● Short task:
Extract everything from the first line through the line with "const yTicks = [600, 800, 1000, 1200];", both ends included, except for any pictures.

++++++

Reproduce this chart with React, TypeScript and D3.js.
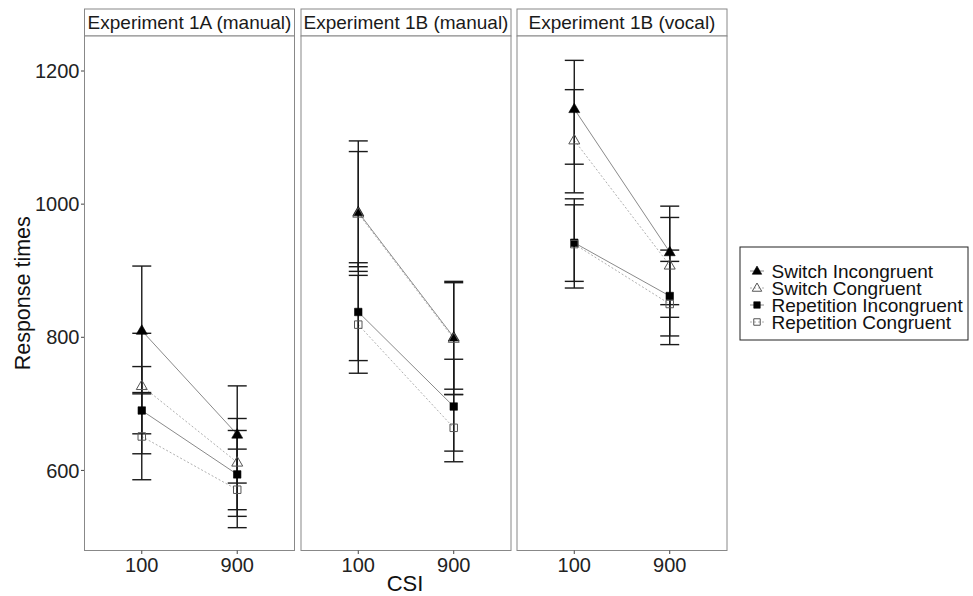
import React from "react";
import { scaleLinear, line, symbol, symbolTriangle, symbolSquare } from "d3";

// panels and x categories
const panels = ["Experiment 1A (manual)", "Experiment 1B (manual)", "Experiment 1B (vocal)"];
const csi = ["100", "900"];
const yTicks = [600, 800, 1000, 1200];

// one value per panel x csi: [1A-100, 1A-900, 1Bm-100, 1Bm-900, 1Bv-100, 1Bv-900]
const switchIncMean = [810, 654, 988, 800, 1143, 928];
const switchIncLo = [715, 581, 899, 714, 1060, 849];
const switchIncHi = [907, 727, 1095, 884, 1216, 997];

const switchConMean = [727, 612, 986, 798, 1096, 908];
const switchConLo = [655, 541, 906, 722, 1017, 830];
const switchConHi = [806, 678, 1079, 882, 1172, 980];

const repIncMean = [690, 594, 838, 696, 942, 862];
const repIncLo = [625, 531, 765, 629, 884, 802];
const repIncHi = [756, 660, 912, 767, 999, 931];

const repConMean = [651, 571, 819, 664, 940, 850];
const repConLo = [586, 514, 746, 613, 874, 789];
const repConHi = [717, 632, 893, 714, 1008, 914];

const series = [
  { name: "Switch Incongruent", mean: switchIncMean, lo: switchIncLo, hi: switchIncHi, shape: "tri", filled: true },
  { name: "Switch Congruent", mean: switchConMean, lo: switchConLo, hi: switchConHi, shape: "tri", filled: false },
  { name: "Repetition Incongruent", mean: repIncMean, lo: repIncLo, hi: repIncHi, shape: "sq", filled: true },
  { name: "Repetition Congruent", mean: repConMean, lo: repConLo, hi: repConHi, shape: "sq", filled: false },
];

const font = "'Liberation Sans', Arial, Helvetica, sans-serif";
const panelX = [84.5, 301, 517];
const panelW = 210;
const stripTop = 9;
const top = 36;
const bottom = 550.5;

const y = scaleLinear().domain([479.7, 1252.6]).range([bottom, top]);

function Marker({ shape, filled, x, yy, small }: any) {
  const k = small ? 0.75 : 1;
  const s = shape === "tri" ? symbol(symbolTriangle, 52 * k)() : symbol(symbolSquare, 56 * k)();
  return (
    <path
      d={s as string}
      transform={`translate(${x},${yy + (shape === "tri" ? 0.5 : 0)})`}
      fill={filled ? "#000" : "none"}
      stroke={filled ? "#000" : "#555"}
      strokeWidth={filled ? 0.6 : 1}
    />
  );
}

export default function App() {
  const ln = line<[number, number]>();
  return (
    <svg width={973} height={596} style={{ position: "absolute", left: 0, top: 0, background: "#fff" }} fontFamily={font}>
      {/* y axis */}
      {yTicks.map((t) => (
        <g key={t}>
          <line x1={81} x2={84.5} y1={y(t)} y2={y(t)} stroke="#444" strokeWidth={1} />
          <text x={79.5} y={y(t)} dy="0.36em" textAnchor="end" fontSize={20} fill="#222">{t}</text>
        </g>
      ))}
      <text transform={`translate(30,${(top + bottom) / 2}) rotate(-90)`} textAnchor="middle" fontSize={21.5} fill="#111">
        Response times
      </text>

      {panels.map((p, pi) => {
        const x0 = panelX[pi];
        const x = scaleLinear().domain([0.4, 2.6]).range([x0, x0 + panelW]);
        return (
          <g key={p}>
            <rect x={x0} y={stripTop} width={panelW} height={top - stripTop} fill="#fff" stroke="#888" strokeWidth={1} />
            <text x={x0 + panelW / 2} y={(stripTop + top) / 2} dy="0.36em" textAnchor="middle" fontSize={19} fill="#1a1a1a">{p}</text>
            <rect x={x0} y={top} width={panelW} height={bottom - top} fill="#fff" stroke="#888" strokeWidth={1} />
            {csi.map((c, ci) => (
              <g key={c}>
                <line x1={x(ci + 1)} x2={x(ci + 1)} y1={bottom} y2={bottom + 3.5} stroke="#444" />
                <text x={x(ci + 1)} y={bottom + 14} dy="0.36em" textAnchor="middle" fontSize={20} fill="#222">{c}</text>
              </g>
            ))}
            {/* connecting lines */}
            {series.map((s) => (
              <path
                key={s.name}
                d={ln(csi.map((_, ci) => [x(ci + 1), y(s.mean[pi * 2 + ci])] as [number, number])) as string}
                fill="none"
                stroke={s.filled ? "#8a8a8a" : "#b0b0b0"}
                strokeWidth={1}
                strokeDasharray={s.filled ? undefined : "2,2"}
              />
            ))}
            {/* error bars */}
            {series.map((s) =>
              csi.map((_, ci) => {
                const xc = x(ci + 1);
                const k = pi * 2 + ci;
                return (
                  <g key={s.name + ci} stroke="#1a1a1a" strokeWidth={1.4}>
                    <line x1={xc} x2={xc} y1={y(s.lo[k])} y2={y(s.hi[k])} />
                    <line x1={xc - 9.5} x2={xc + 9.5} y1={y(s.lo[k])} y2={y(s.lo[k])} />
                    <line x1={xc - 9.5} x2={xc + 9.5} y1={y(s.hi[k])} y2={y(s.hi[k])} />
                  </g>
                );
              })
            )}
            {/* points */}
            {series.map((s) =>
              csi.map((_, ci) => (
                <Marker key={s.name + ci} shape={s.shape} filled={s.filled} x={x(ci + 1)} yy={y(s.mean[pi * 2 + ci])} />
              ))
            )}
          </g>
        );
      })}

      <text x={405} y={583} dy="0.36em" textAnchor="middle" fontSize={22} fill="#111">CSI</text>

      {/* legend */}
      <rect x={740} y={247} width={228} height={93} fill="#fff" stroke="#222" strokeWidth={1} />
      {series.map((s, i) => {
        const ly = 271 + i * 17;
        return (
          <g key={s.name}>
            <line x1={750} x2={764} y1={ly} y2={ly} stroke={s.filled ? "#8a8a8a" : "#b0b0b0"} strokeDasharray={s.filled ? undefined : "2,2"} />
            <Marker shape={s.shape} filled={s.filled} x={757} yy={ly} small />
            <text x={771.5} y={ly} dy="0.36em" fontSize={19} fill="#111">{s.name}</text>
          </g>
        );
      })}
    </svg>
  );
}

++++++

● Answer for this exercise:
Reproduce this chart with React, TypeScript and D3.js.
import React from "react";
import { scaleLinear, line, symbol, symbolTriangle, symbolSquare } from "d3";

// panels and x categories
const panels = ["Experiment 1A (manual)", "Experiment 1B (manual)", "Experiment 1B (vocal)"];
const csi = ["100", "900"];
const yTicks = [600, 800, 1000, 1200];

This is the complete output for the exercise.